There’s something happening in trans cinema right now. It’s playful, messy, campy and decidedly raw. Film programmers Gabi Grossman and Aidan Dick, both of Frameline, have coined the phrase “Trans New Weird” to describe this emerging genre coming from mostly trans directors.

“These films are extraordinarily playful,” Grossman says. “They’re also a reaction against the demand in certain more mainstream films for trans people to be ‘normal,’ whatever that means.”

She puts it another way: “They keep the weird in queer.”

To introduce this “new wave” of filmmaking to even more audiences, Grossman and Dick have now programmed a series of double features at Yerba Buena Center for the Arts. Spread across three months, New Queer Cinema x Trans New Weird pairs ’90s independent films with contemporary, thematic counterparts.

“It was important to give context and to showcase that nothing exists in a vacuum, right?” Grossman says. “Queer and trans artists have always been dreaming up new ways to demand dignity and equal rights.”

wet man screams upward
A still from Todd Haynes’ ‘Poison,’ 1991. (Zeitgeist Films)

First up on the schedule is “Who Owns Our Image,” featuring Todd Haynes’ Poison (1991) and Vera Drew’s The People’s Joker (2022). The movies will play back to back on Saturday, April 18, starting at 1 p.m.

Both borrow from and then upend traditional narrative conventions. Haynes channels three distinct genres for Poison: a television news documentary, a B-movie horror flick, and a gritty prison diary. As the movie progresses, the storylines intercut more frequently and converge, avoiding narrative closure and transgressing “straight” film language.

Poison, when I first saw it, when I was a teenager, rewired my brain about what it was that a movie could be and what it was that a queer filmmaker could do,” Grossman says.

In The People’s Joker, Drew takes on the canon of DC Comics, depicting the Joker as a trans woman trying to break into the Gotham comedy scene. The movie flits through the tones and styles of a variety of Batman eras; animated sequences create even more surreal possibilities. Proclaiming itself a “fair use film,” The People’s Joker holds no intellectual property sacred. Drew refashions and remixes both characters and story lines toward her own moviemaking ends.

Black person lowers classes
A still from Stephen Winters’ ‘Chocolate Babies,’ 1996. (Frameline Distribution)

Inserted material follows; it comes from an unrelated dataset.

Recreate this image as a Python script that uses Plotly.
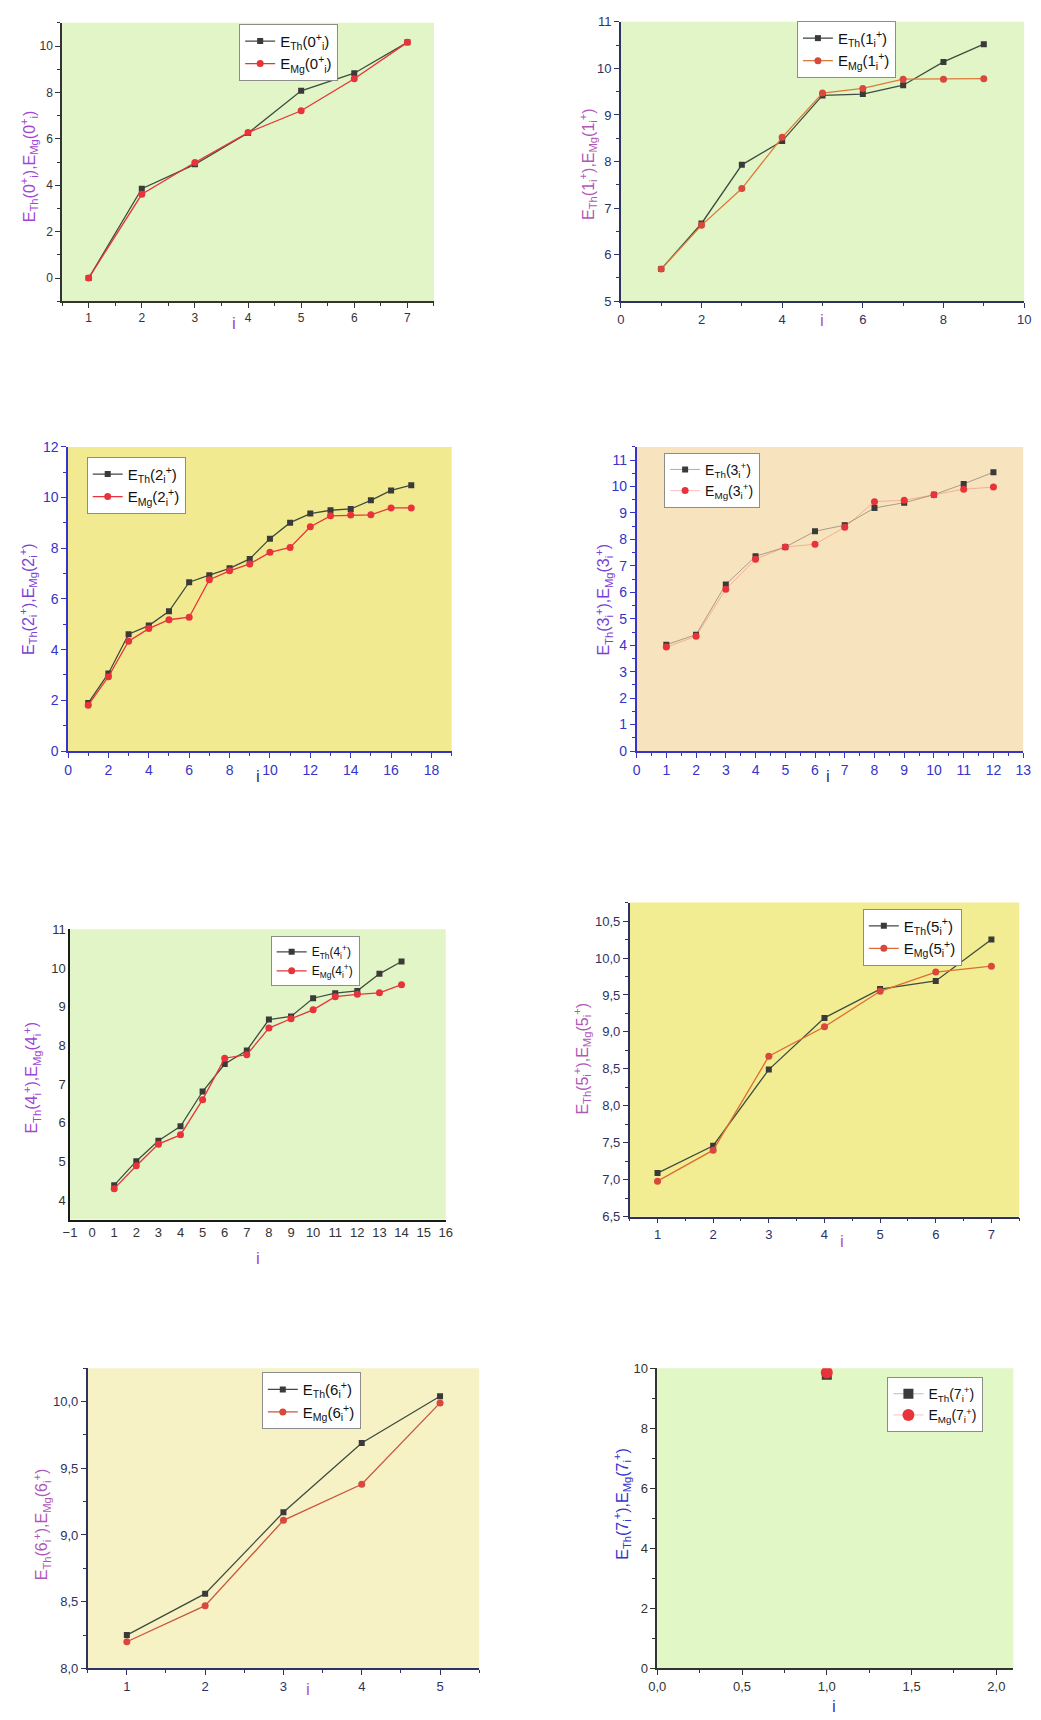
import plotly.graph_objects as go

W, H = 1041, 1720

# Level index i and excitation energies for each J^pi (Th = theory, Mg = experiment)
i_0 = [1, 2, 3, 4, 5, 6, 7]
th_0 = [0.0, 3.85, 4.90, 6.25, 8.07, 8.83, 10.16]
mg_0 = [0.0, 3.61, 4.98, 6.27, 7.21, 8.59, 10.16]

i_1 = [1, 2, 3, 4, 5, 6, 7, 8, 9]
th_1 = [5.69, 6.67, 7.93, 8.44, 9.42, 9.45, 9.64, 10.14, 10.52]
mg_1 = [5.69, 6.63, 7.42, 8.52, 9.47, 9.57, 9.77, 9.77, 9.78]

i_2 = [1, 2, 3, 4, 5, 6, 7, 8, 9, 10, 11, 12, 13, 14, 15, 16, 17]
th_2 = [1.89, 3.06, 4.61, 4.95, 5.51, 6.66, 6.94, 7.21, 7.58, 8.38, 9.01,
        9.37, 9.50, 9.55, 9.89, 10.28, 10.49]
mg_2 = [1.81, 2.93, 4.33, 4.83, 5.18, 5.28, 6.76, 7.11, 7.38, 7.84, 8.03,
        8.85, 9.28, 9.31, 9.32, 9.59, 9.59]

i_3 = [1, 2, 3, 4, 5, 6, 7, 8, 9, 10, 11, 12]
th_3 = [4.02, 4.40, 6.30, 7.36, 7.71, 8.31, 8.54, 9.19, 9.39, 9.69, 10.10, 10.54]
mg_3 = [3.93, 4.34, 6.12, 7.25, 7.71, 7.82, 8.46, 9.43, 9.48, 9.69, 9.90, 9.98]

i_4 = [1, 2, 3, 4, 5, 6, 7, 8, 9, 10, 11, 12, 13, 14]
th_4 = [4.39, 5.01, 5.54, 5.91, 6.81, 7.52, 7.87, 8.67, 8.75, 9.22, 9.35, 9.41, 9.85, 10.17]
mg_4 = [4.30, 4.89, 5.45, 5.69, 6.60, 7.67, 7.76, 8.45, 8.69, 8.92, 9.26, 9.32, 9.36, 9.57]

i_5 = [1, 2, 3, 4, 5, 6, 7]
th_5 = [7.09, 7.46, 8.49, 9.19, 9.58, 9.69, 10.25]
mg_5 = [6.98, 7.40, 8.67, 9.07, 9.55, 9.81, 9.89]

i_6 = [1, 2, 3, 4, 5]
th_6 = [8.25, 8.56, 9.17, 9.69, 10.04]
mg_6 = [8.20, 8.47, 9.11, 9.38, 9.99]

i_7 = [1]
th_7 = [9.78]
mg_7 = [9.86]

FONT = "Liberation Sans, Arial, sans-serif"


def fx(x):
    return x / W


def fy(y):
    return 1 - y / H


def lbl(kind, j, first_sup=False):
    sub = "Th" if kind == "th" else "Mg"
    if first_sup:
        return f"E<sub>{sub}</sub>({j}<sup>+</sup><sub>i</sub>)"
    return f"E<sub>{sub}</sub>({j}<sub>i</sub><sup>+</sup>)"


def ytitle(j, first_sup=False):
    if first_sup:
        a = f"({j}<sup>+</sup><sub>i</sub>)"
    else:
        a = f"({j}<sub>i</sub><sup>+</sup>)"
    return f"E<sub>Th</sub>{a},E<sub>Mg</sub>{a}"


PURPLE = "#a046d2"
MAGENTA = "#b058b8"
VIOLET = "#7a3fd6"
BLUE = "#3434cc"
NAVY = "#2d3262"
DARK = "#333333"

TH_LINE = "#3f4d3f"
TH_MARK = "#3a3a3a"

panels = [
    dict(j=0, xs=i_0, th=th_0, mg=mg_0, box=(54, 432, 15, 296), bg="#e1f5c6",
         xr=[0.5, 7.5], yr=[-1, 11], xd=1, xm=0.5, yd=2, ym=1, x0=1, y0=0,
         axc=DARK, tkc=DARK, tks=12, labc=PURPLE, ilab=PURPLE, ylab=(20, 160), ipos=(229, 318),
         leg=(234, 16), lfs=15, mgl="#e8333a", mgm="#e8333a", thl=TH_LINE, sup=True,
         ticks="outside", ms=(6, 7), lw=1.3),
    dict(j=1, xs=i_1, th=th_1, mg=mg_1, box=(622, 1032, 14, 296), bg="#e1f5c6",
         xr=[0, 10], yr=[5, 11], xd=2, xm=1, yd=1, ym=0.5, x0=0, y0=5,
         axc=NAVY, tkc=NAVY, tks=13, labc=MAGENTA, ilab=MAGENTA, ylab=(588, 157), ipos=(827, 315),
         leg=(801, 13), lfs=15, mgl="#dd7a3a", mgm="#d9473d", thl=TH_LINE, sup=False,
         ticks="outside", ms=(6, 7), lw=1.3),
    dict(j=2, xs=i_2, th=th_2, mg=mg_2, box=(60, 450, 443, 750), bg="#f1ea90",
         xr=[0, 19], yr=[0, 12], xd=2, xm=1, yd=2, ym=1, x0=0, y0=0,
         axc=BLUE, tkc=BLUE, tks=14, labc=VIOLET, ilab=NAVY, ylab=(20, 597), ipos=(253, 776),
         leg=(79, 453), lfs=15, mgl="#e8333a", mgm="#e8333a", thl=TH_LINE, sup=False,
         ticks="outside", ms=(6, 7), lw=1.3),
    dict(j=3, xs=i_3, th=th_3, mg=mg_3, box=(638, 1031, 443, 750), bg="#f7e3bd",
         xr=[0, 13], yr=[0, 11.5], xd=1, xm=0.5, yd=1, ym=0.5, x0=0, y0=0,
         axc=BLUE, tkc=BLUE, tks=14, labc=VIOLET, ilab=NAVY, ylab=(605, 597), ipos=(833, 776),
         leg=(666, 449), lfs=14, mgl="rgba(232,80,80,0.35)", mgm="#e8333a",
         thl="rgba(70,70,70,0.45)", sup=False,
         ticks="outside", ms=(6, 7), lw=1.0),
    dict(j=4, xs=i_4, th=th_4, mg=mg_4, box=(62, 444, 930, 1223), bg="#e1f5c6",
         xr=[-1, 16], yr=[3.5, 11], xd=1, xm=None, yd=1, ym=None, x0=-1, y0=4,
         axc="#1a1a1a", tkc=DARK, tks=13, labc=PURPLE, ilab=PURPLE, ylab=(23, 1080), ipos=(253, 1262),
         leg=(266, 937), lfs=12, mgl="#e8333a", mgm="#e8333a", thl=TH_LINE, sup=False,
         ticks="", ms=(6, 7), lw=1.3),
    dict(j=5, xs=i_5, th=th_5, mg=mg_5, box=(631, 1027, 903, 1220), bg="#f2ec92",
         xr=[0.5, 7.5], yr=[6.5, 10.75], xd=1, xm=0.5, yd=0.5, ym=0.25, x0=1, y0=6.5,
         axc=NAVY, tkc=NAVY, tks=13, labc=MAGENTA, ilab=MAGENTA, ylab=(583, 1060), ipos=(847, 1245),
         leg=(868, 909), lfs=15, mgl="#dd6e33", mgm="#d9473d", thl=TH_LINE, sup=False,
         ticks="outside", ms=(6, 7), lw=1.3),
    dict(j=6, xs=i_6, th=th_6, mg=mg_6, box=(80, 478, 1373, 1676), bg="#f6f2c6",
         xr=[0.5, 5.5], yr=[8, 10.25], xd=1, xm=0.5, yd=0.5, ym=0.25, x0=1, y0=8,
         axc=NAVY, tkc=NAVY, tks=13, labc=MAGENTA, ilab=MAGENTA, ylab=(33, 1530), ipos=(304, 1697),
         leg=(257, 1377), lfs=15, mgl="#c9573d", mgm="#d9473d", thl=TH_LINE, sup=False,
         ticks="outside", ms=(6, 7), lw=1.3),
    dict(j=7, xs=i_7, th=th_7, mg=mg_7, box=(659, 1021, 1373, 1676), bg="#e1f7c6",
         xr=[0, 2.1], yr=[0, 10], xd=0.5, xm=0.25, yd=2, ym=1, x0=0, y0=0,
         axc=DARK, tkc=DARK, tks=13, labc=BLUE, ilab=BLUE, ylab=(623, 1510), ipos=(839, 1714),
         leg=(893, 1382), lfs=14, mgl="rgba(232,80,80,0.35)", mgm="#e8333a",
         thl="rgba(70,70,70,0.35)", sup=False,
         ticks="outside", ms=(10, 12), lw=1.0),
]

# comma-decimal tick formats for the panels that show fractional ticks
y_fmt = {6: ".1f", 7: ".1f"}
x_fmt = {8: ".1f"}

fig = go.Figure()
annotations = []
shapes = []

for k, p in enumerate(panels, start=1):
    xa = "x" if k == 1 else f"x{k}"
    ya = "y" if k == 1 else f"y{k}"
    xkey = "xaxis" if k == 1 else f"xaxis{k}"
    ykey = "yaxis" if k == 1 else f"yaxis{k}"
    lkey = "legend" if k == 1 else f"legend{k}"
    x0p, x1p, y0p, y1p = p["box"]

    fig.add_trace(go.Scatter(
        x=p["xs"], y=p["th"], xaxis=xa, yaxis=ya, legend=lkey,
        mode="lines+markers", name=lbl("th", p["j"], p["sup"]),
        line=dict(color=p["thl"], width=p["lw"]),
        marker=dict(symbol="square", size=p["ms"][0], color=TH_MARK),
    ))
    fig.add_trace(go.Scatter(
        x=p["xs"], y=p["mg"], xaxis=xa, yaxis=ya, legend=lkey,
        mode="lines+markers", name=lbl("mg", p["j"], p["sup"]),
        line=dict(color=p["mgl"], width=p["lw"]),
        marker=dict(symbol="circle", size=p["ms"][1], color=p["mgm"]),
    ))

    common = dict(
        showgrid=False, zeroline=False, showline=True, linecolor=p["axc"], linewidth=1.5,
        ticks=p["ticks"], ticklen=5, tickwidth=1.2, tickcolor=p["axc"],
        tickfont=dict(family=FONT, size=p["tks"], color=p["tkc"]),
        mirror=False, fixedrange=True,
    )

    xax = dict(common, domain=[fx(x0p), fx(x1p)], anchor=ya, range=p["xr"],
               tickmode="linear", tick0=p["x0"], dtick=p["xd"])
    yax = dict(common, domain=[fy(y1p), fy(y0p)], anchor=xa, range=p["yr"],
               tickmode="linear", tick0=p["y0"], dtick=p["yd"])
    if p["xm"]:
        xax["minor"] = dict(dtick=p["xm"], ticks="outside", ticklen=3,
                            tickcolor=p["axc"], showgrid=False)
    if p["ym"]:
        yax["minor"] = dict(dtick=p["ym"], ticks="outside", ticklen=3,
                            tickcolor=p["axc"], showgrid=False)
    if k in y_fmt:
        yax["tickformat"] = y_fmt[k]
    if k in x_fmt:
        xax["tickformat"] = x_fmt[k]
    fig.update_layout({xkey: xax, ykey: yax})

    fig.update_layout({lkey: dict(
        x=fx(p["leg"][0]), y=fy(p["leg"][1]), xanchor="left", yanchor="top",
        xref="paper", yref="paper",
        bgcolor="white", bordercolor="#8c8c8c", borderwidth=1,
        font=dict(family=FONT, size=p["lfs"], color="#111111"),
        tracegroupgap=0, itemwidth=30,
    )})

    shapes.append(dict(type="rect", xref="paper", yref="paper",
                       x0=fx(x0p), x1=fx(x1p), y0=fy(y1p), y1=fy(y0p),
                       fillcolor=p["bg"], line=dict(width=0), layer="below"))

    annotations.append(dict(
        text=ytitle(p["j"], p["sup"]), xref="paper", yref="paper",
        x=fx(p["ylab"][0]), y=fy(p["ylab"][1]), textangle=-90, showarrow=False,
        xanchor="center", yanchor="middle",
        font=dict(family=FONT, size=16, color=p["labc"]),
    ))
    annotations.append(dict(
        text="i", xref="paper", yref="paper",
        x=fx(p["ipos"][0]), y=fy(p["ipos"][1]), showarrow=False,
        xanchor="center", yanchor="middle",
        font=dict(family=FONT, size=17, color=p["ilab"]),
    ))

fig.update_layout(
    width=W, height=H, margin=dict(l=0, r=0, t=0, b=0),
    paper_bgcolor="white", plot_bgcolor="rgba(0,0,0,0)",
    separators=",.", showlegend=True,
    shapes=shapes, annotations=annotations,
    font=dict(family=FONT),
)

fig.write_html("out.html")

“They’re playing with the same idea and doing so in completely different ways that speaks to their time and their place,” Grossman says of Haynes and Drew. Part of the goal in organizing the YBCA series is to create an artistic context — a lineage of independent cinema — that can bridge a generational gap in audiences.

“It’s really easy to get our blinders up and to think that we exist in this sort of isolated moment,” Grossman says. Yet thinking of the Reagan administration’s lack of response to the AIDS crisis, and the current proliferation of anti-trans bills, she says, “It’s hard not to see the parallels of what’s going on politically today.”

Next up for the series will be “Queer Vigilantes” on May 16, with Stephen Winter’s Chocolate Babies (1996) and Alice Maio Mackay’s T Blockers (2023). And on June 6, “Teen Death Drive” will feature Gregg Araki’s Totally Fucked Up (1993) and Jane Schoenbrun’s We’re All Going to the World’s Fair (2021).

person with glowing face paint holds a fake eye to their own eye
A still from Jane Jane Schoenbrun’s ‘We’re All Going to the World’s Fair,’ 2021.

If audiences emerge from all three Saturday screenings wanting more, Grossman is happy to report that Frameline 50, coming up June 17–27, will include a more extensive Trans New Weird program.

Ultimately, she hopes Trans New Weird films will inspire audiences just like the New Queer Cinema films inspired her the first time she saw them.

“We want to make you pick up a camera and go make something,” she says of the YBCA series. “This program is all in the spirit of getting people to make movies that reflect themselves, to make art that reflects their experience.”


New Queer Cinema x Trans New Weird: Who Owns Our Image?’ plays at Yerba Buena Center for the Arts (701 Mission St., San Francisco) on Saturday, April 18, at 1 p.m. Future screenings will take place on May 16 and June 6, also at 1 p.m.